### EXERCISE AIM
Set down each line of the data below exactly as it stands, dropping the pictures.

START

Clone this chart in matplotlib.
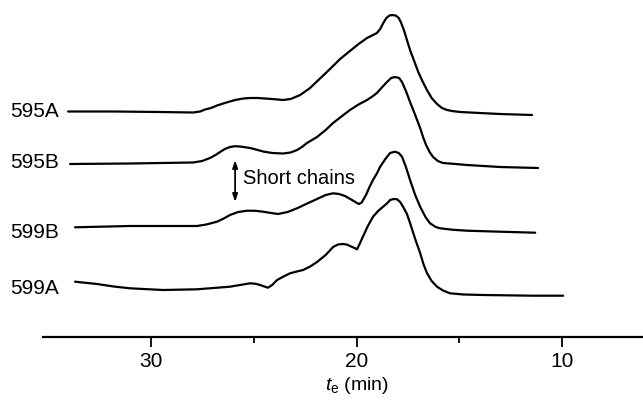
import matplotlib

matplotlib.use("Agg")
import matplotlib.pyplot as plt
from matplotlib.ticker import FixedLocator

plt.rcParams["font.family"] = ["Liberation Sans", "DejaVu Sans"]
plt.rcParams["mathtext.fontset"] = "custom"
plt.rcParams["mathtext.rm"] = "Liberation Sans"
plt.rcParams["mathtext.it"] = "Liberation Sans:italic"

# elution traces: retention time (min) and detector response above each trace's baseline
samples = ["595A", "595B", "599B", "599A"]
baselines = [225, 174, 111, 49]

t_595a = [34.02, 31.83, 29.55, 27.94, 27.6, 27.36, 27.07, 26.78, 26.4, 25.90, 25.5, 25.17,
          24.8, 24.45, 24.0, 23.57, 23.2, 22.74, 22.26, 21.8, 21.29, 20.8, 20.32, 19.9,
          19.49, 19.2, 19.01, 18.85, 18.7, 18.55, 18.4, 18.28, 18.1, 17.95, 17.85, 17.7,
          17.55, 17.4, 17.2, 17.0, 16.8, 16.58, 16.35, 16.09, 15.85, 15.6, 15.3, 14.97,
          14.0, 13.03, 11.47]
s_595a = [0.5, 0.5, 0, -0.5, 0.5, 2.5, 4, 6.5, 9, 12, 13.5, 14,
          14, 13.5, 12.8, 12, 13, 17, 24, 33, 43, 53, 61, 68,
          74, 77, 79, 83, 89, 94, 96.5, 97, 96.5, 94, 90, 82,
          72, 62, 51, 40, 31, 22, 14, 8, 4, 2, 0.8, 0,
          -1, -2, -3]

t_595b = [33.92, 31.01, 27.94, 27.5, 27.12, 26.85, 26.63, 26.4, 26.15, 25.9, 25.66, 25.17,
          24.8, 24.54, 24.1, 23.57, 23.2, 22.89, 22.65, 22.41, 21.92, 21.5, 21.14, 20.7,
          20.32, 19.9, 19.49, 19.2, 19.01, 18.75, 18.52, 18.32, 18.13, 17.93, 17.79, 17.6,
          17.4, 17.15, 16.91, 16.75, 16.62, 16.45, 16.28, 16.05, 15.8, 15.2, 14.63, 13.03,
          11.18]
s_595b = [-1, -0.5, 0.5, 2, 5, 8, 11, 14, 16, 16.8, 16.5, 15,
          13, 11.5, 10, 9.5, 10.5, 13, 16, 20, 26, 33, 40, 47,
          53, 58.5, 63, 67, 70, 76, 81, 85, 86, 85, 81, 72,
          61, 48, 35, 25, 18, 11, 6, 2, 0, -1, -2, -4,
          -5]

t_599b = [33.68, 31.01, 27.75, 27.3, 26.78, 26.45, 26.15, 25.75, 25.32, 24.9, 24.54, 24.15,
          23.81, 23.35, 22.89, 22.4, 21.92, 21.5, 21.14, 20.85, 20.56, 20.22, 19.98, 19.88,
          19.75, 19.54, 19.37, 19.2, 19.0, 18.86, 18.6, 18.37, 18.13, 17.95, 17.79, 17.6,
          17.4, 17.15, 16.91, 16.65, 16.43, 16.15, 15.94, 15.3, 14.63, 13.03, 11.32]
s_599b = [-1.3, 0, 0, 1.5, 4.3, 7.5, 11, 14, 15.3, 15.2, 14.3, 13,
          12, 14, 17.7, 22.5, 27, 31, 32.7, 32, 30, 26, 23, 22,
          23.5, 31, 39, 46, 53, 59, 67, 73, 74.3, 73, 69.3, 59,
          46, 31, 19.3, 9, 2.7, -1, -2.3, -3.8, -4.7, -5.7, -6.7]

t_599a = [33.68, 32.61, 31.8, 31.01, 29.4, 27.75, 26.15, 25.17, 24.9, 24.69, 24.45, 24.3,
          24.1, 23.86, 23.55, 23.23, 22.9, 22.6, 22.25, 21.92, 21.5, 21.14, 20.9, 20.66,
          20.45, 20.32, 20.1, 19.98, 19.85, 19.69, 19.45, 19.2, 18.95, 18.71, 18.5, 18.37,
          18.2, 18.03, 17.88, 17.74, 17.55, 17.4, 17.15, 16.91, 16.75, 16.58, 16.35, 16.09,
          15.8, 15.46, 14.8, 13.85, 11.42, 9.96]
s_599a = [6.3, 4, 1.5, -0.3, -2, -1.3, 1.3, 4.7, 4.2, 3, 1.3, 0.3,
          3, 8, 11.5, 14.7, 16.5, 18, 21.5, 26, 33, 41, 43.5, 44,
          43.3, 42, 40, 38.7, 44, 51.3, 62, 71.3, 77, 81.3, 85, 88,
          89, 88.7, 86, 81.3, 74, 65, 49, 35, 24, 15, 7, 1.3,
          -2.5, -5.3, -6.5, -7, -7.7, -7.7]

traces = [(t_595a, s_595a), (t_595b, s_595b), (t_599b, s_599b), (t_599a, s_599a)]
label_y = [225.3, 174, 105, 49]

major_ticks = [30, 20, 10]
minor_ticks = [25, 15]

fig = plt.figure(figsize=(6.43, 4.0), dpi=100)
ax = fig.add_axes([42.7 / 643, 63 / 400, 1 - 42.7 / 643, 337 / 400])

for (t, s), base in zip(traces, baselines):
    ax.plot(t, [v + base for v in s], color="black", linewidth=1.6,
            solid_joinstyle="round", solid_capstyle="round")

for name, y in zip(samples, label_y):
    ax.text(34.45, y, name, ha="right", va="center", fontsize=15)

# marker for the short-chain region
ax.annotate("", xy=(25.9, 135), xytext=(25.9, 177),
            arrowprops=dict(arrowstyle="<|-|>,head_length=0.45,head_width=0.15",
                            color="black", lw=1.3, shrinkA=0, shrinkB=0))
ax.text(25.5, 158.7, "Short chains", ha="left", va="center", fontsize=14.5)

ax.set_xlim(35.25, 6.08)
ax.set_ylim(0, 337)
for side in ["left", "right", "top"]:
    ax.spines[side].set_visible(False)
ax.spines["bottom"].set_linewidth(1.6)
ax.set_yticks([])
ax.xaxis.set_major_locator(FixedLocator(major_ticks))
ax.xaxis.set_minor_locator(FixedLocator(minor_ticks))
ax.tick_params(axis="x", which="major", direction="out", length=7, width=1.3,
               labelsize=15, pad=4)
ax.tick_params(axis="x", which="minor", direction="out", length=4.5, width=1.3)

fig.text(357 / 643, 4 / 400, r"$t_\mathrm{e}$ (min)", ha="center", va="bottom",
         fontsize=14)

fig.savefig("out.png", dpi=100)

END

### FINISHED ANSWER
Clone this chart in matplotlib.
import matplotlib

matplotlib.use("Agg")
import matplotlib.pyplot as plt
from matplotlib.ticker import FixedLocator

plt.rcParams["font.family"] = ["Liberation Sans", "DejaVu Sans"]
plt.rcParams["mathtext.fontset"] = "custom"
plt.rcParams["mathtext.rm"] = "Liberation Sans"
plt.rcParams["mathtext.it"] = "Liberation Sans:italic"

# elution traces: retention time (min) and detector response above each trace's baseline
samples = ["595A", "595B", "599B", "599A"]
baselines = [225, 174, 111, 49]

t_595a = [34.02, 31.83, 29.55, 27.94, 27.6, 27.36, 27.07, 26.78, 26.4, 25.90, 25.5, 25.17,
          24.8, 24.45, 24.0, 23.57, 23.2, 22.74, 22.26, 21.8, 21.29, 20.8, 20.32, 19.9,
          19.49, 19.2, 19.01, 18.85, 18.7, 18.55, 18.4, 18.28, 18.1, 17.95, 17.85, 17.7,
          17.55, 17.4, 17.2, 17.0, 16.8, 16.58, 16.35, 16.09, 15.85, 15.6, 15.3, 14.97,
          14.0, 13.03, 11.47]
s_595a = [0.5, 0.5, 0, -0.5, 0.5, 2.5, 4, 6.5, 9, 12, 13.5, 14,
          14, 13.5, 12.8, 12, 13, 17, 24, 33, 43, 53, 61, 68,
          74, 77, 79, 83, 89, 94, 96.5, 97, 96.5, 94, 90, 82,
          72, 62, 51, 40, 31, 22, 14, 8, 4, 2, 0.8, 0,
          -1, -2, -3]

t_595b = [33.92, 31.01, 27.94, 27.5, 27.12, 26.85, 26.63, 26.4, 26.15, 25.9, 25.66, 25.17,
          24.8, 24.54, 24.1, 23.57, 23.2, 22.89, 22.65, 22.41, 21.92, 21.5, 21.14, 20.7,
          20.32, 19.9, 19.49, 19.2, 19.01, 18.75, 18.52, 18.32, 18.13, 17.93, 17.79, 17.6,
          17.4, 17.15, 16.91, 16.75, 16.62, 16.45, 16.28, 16.05, 15.8, 15.2, 14.63, 13.03,
          11.18]
s_595b = [-1, -0.5, 0.5, 2, 5, 8, 11, 14, 16, 16.8, 16.5, 15,
          13, 11.5, 10, 9.5, 10.5, 13, 16, 20, 26, 33, 40, 47,
          53, 58.5, 63, 67, 70, 76, 81, 85, 86, 85, 81, 72,
          61, 48, 35, 25, 18, 11, 6, 2, 0, -1, -2, -4,
          -5]

t_599b = [33.68, 31.01, 27.75, 27.3, 26.78, 26.45, 26.15, 25.75, 25.32, 24.9, 24.54, 24.15,
          23.81, 23.35, 22.89, 22.4, 21.92, 21.5, 21.14, 20.85, 20.56, 20.22, 19.98, 19.88,
          19.75, 19.54, 19.37, 19.2, 19.0, 18.86, 18.6, 18.37, 18.13, 17.95, 17.79, 17.6,
          17.4, 17.15, 16.91, 16.65, 16.43, 16.15, 15.94, 15.3, 14.63, 13.03, 11.32]
s_599b = [-1.3, 0, 0, 1.5, 4.3, 7.5, 11, 14, 15.3, 15.2, 14.3, 13,
          12, 14, 17.7, 22.5, 27, 31, 32.7, 32, 30, 26, 23, 22,
          23.5, 31, 39, 46, 53, 59, 67, 73, 74.3, 73, 69.3, 59,
          46, 31, 19.3, 9, 2.7, -1, -2.3, -3.8, -4.7, -5.7, -6.7]

t_599a = [33.68, 32.61, 31.8, 31.01, 29.4, 27.75, 26.15, 25.17, 24.9, 24.69, 24.45, 24.3,
          24.1, 23.86, 23.55, 23.23, 22.9, 22.6, 22.25, 21.92, 21.5, 21.14, 20.9, 20.66,
          20.45, 20.32, 20.1, 19.98, 19.85, 19.69, 19.45, 19.2, 18.95, 18.71, 18.5, 18.37,
          18.2, 18.03, 17.88, 17.74, 17.55, 17.4, 17.15, 16.91, 16.75, 16.58, 16.35, 16.09,
          15.8, 15.46, 14.8, 13.85, 11.42, 9.96]
s_599a = [6.3, 4, 1.5, -0.3, -2, -1.3, 1.3, 4.7, 4.2, 3, 1.3, 0.3,
          3, 8, 11.5, 14.7, 16.5, 18, 21.5, 26, 33, 41, 43.5, 44,
          43.3, 42, 40, 38.7, 44, 51.3, 62, 71.3, 77, 81.3, 85, 88,
          89, 88.7, 86, 81.3, 74, 65, 49, 35, 24, 15, 7, 1.3,
          -2.5, -5.3, -6.5, -7, -7.7, -7.7]

traces = [(t_595a, s_595a), (t_595b, s_595b), (t_599b, s_599b), (t_599a, s_599a)]
label_y = [225.3, 174, 105, 49]

major_ticks = [30, 20, 10]
minor_ticks = [25, 15]

fig = plt.figure(figsize=(6.43, 4.0), dpi=100)
ax = fig.add_axes([42.7 / 643, 63 / 400, 1 - 42.7 / 643, 337 / 400])

for (t, s), base in zip(traces, baselines):
    ax.plot(t, [v + base for v in s], color="black", linewidth=1.6,
            solid_joinstyle="round", solid_capstyle="round")

for name, y in zip(samples, label_y):
    ax.text(34.45, y, name, ha="right", va="center", fontsize=15)

# marker for the short-chain region
ax.annotate("", xy=(25.9, 135), xytext=(25.9, 177),
            arrowprops=dict(arrowstyle="<|-|>,head_length=0.45,head_width=0.15",
                            color="black", lw=1.3, shrinkA=0, shrinkB=0))
ax.text(25.5, 158.7, "Short chains", ha="left", va="center", fontsize=14.5)

ax.set_xlim(35.25, 6.08)
ax.set_ylim(0, 337)
for side in ["left", "right", "top"]:
    ax.spines[side].set_visible(False)
ax.spines["bottom"].set_linewidth(1.6)
ax.set_yticks([])
ax.xaxis.set_major_locator(FixedLocator(major_ticks))
ax.xaxis.set_minor_locator(FixedLocator(minor_ticks))
ax.tick_params(axis="x", which="major", direction="out", length=7, width=1.3,
               labelsize=15, pad=4)
ax.tick_params(axis="x", which="minor", direction="out", length=4.5, width=1.3)

fig.text(357 / 643, 4 / 400, r"$t_\mathrm{e}$ (min)", ha="center", va="bottom",
         fontsize=14)

fig.savefig("out.png", dpi=100)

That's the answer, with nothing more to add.